- The first major in-depth examination of Kitchener’s campaign in the Sudan for decades
- Written in a lively manner as if the author witnessed events for himself
- Extensive use of primary and period sources, which present the reader with greater detail on the subject than ever before
- A large number of period images and maps, many of which have not appeared in print for over 100 years
Perhaps one of the most dramatic events of the late Victorian period was the death of General Charles ‘Chinese’ Gordon at the hands of the Mahdi’s fanatical warriors as they finally broke their way into the Sudanese city of Khartoum. The story is well-known, recounted in numerous books and celebrated in the film Khartoum (1966) starring Charlton Heston. However, what is perhaps less well-known is the subsequent – and far more successful – campaign fought by the British against the Mahdi’s successor, the Khalifa, by General Kitchener, the Sirdar of the Egyptian Army, over a decade later.
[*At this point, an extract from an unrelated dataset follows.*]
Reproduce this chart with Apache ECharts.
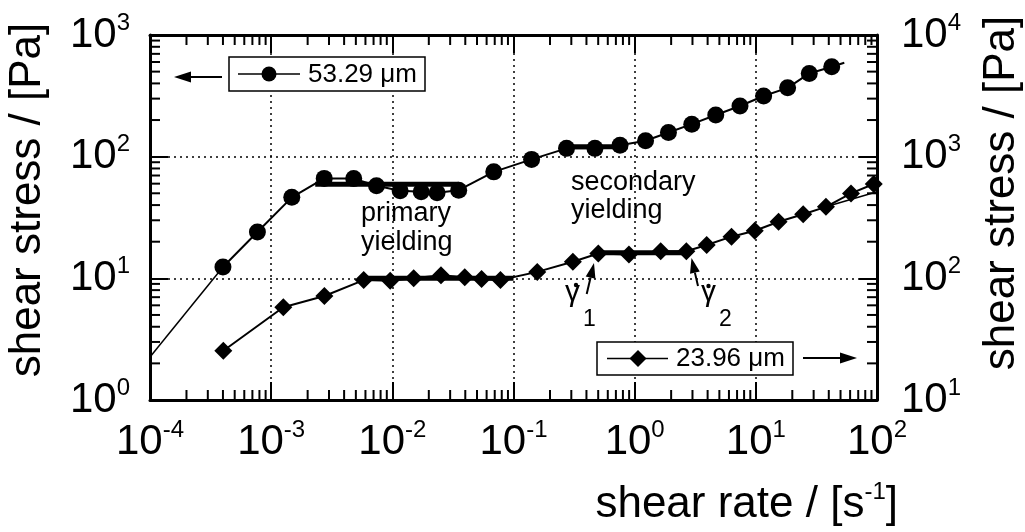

The Sirdar and the Khalifa: Kitchener’s Re-conquest of Sudan, 1896-98 examines Kitchener’s belated campaign to reconquer the Sudan and avenge the death of General Gordon, a war that began in 1896 and ended less than two years later with the epic Battle of Omdurman. The true story of the Omdurman campaign is a classic tale of British soldiers battling a fanatical Dervish enemy in the harsh terrain of the desert. It is also the campaign that made Kitchener a household name, one that would last to this very day.
Mark Simner has been interested in British military history since childhood, having widely read and researched the period of 1700 to 1945. In 2007, he setup the incredibly successful Victorian Wars Forum, which was followed by the equally popular Napoleonic Wars Forum in 2011. His first book, An Illustrated Introduction to the Battle of Waterloo, was published in May 2015 and he has since written a number of other titles and articles. Pathan Rising: Jihad on the North West Frontier of India 1897-1898 was his first book for Fonthill Media.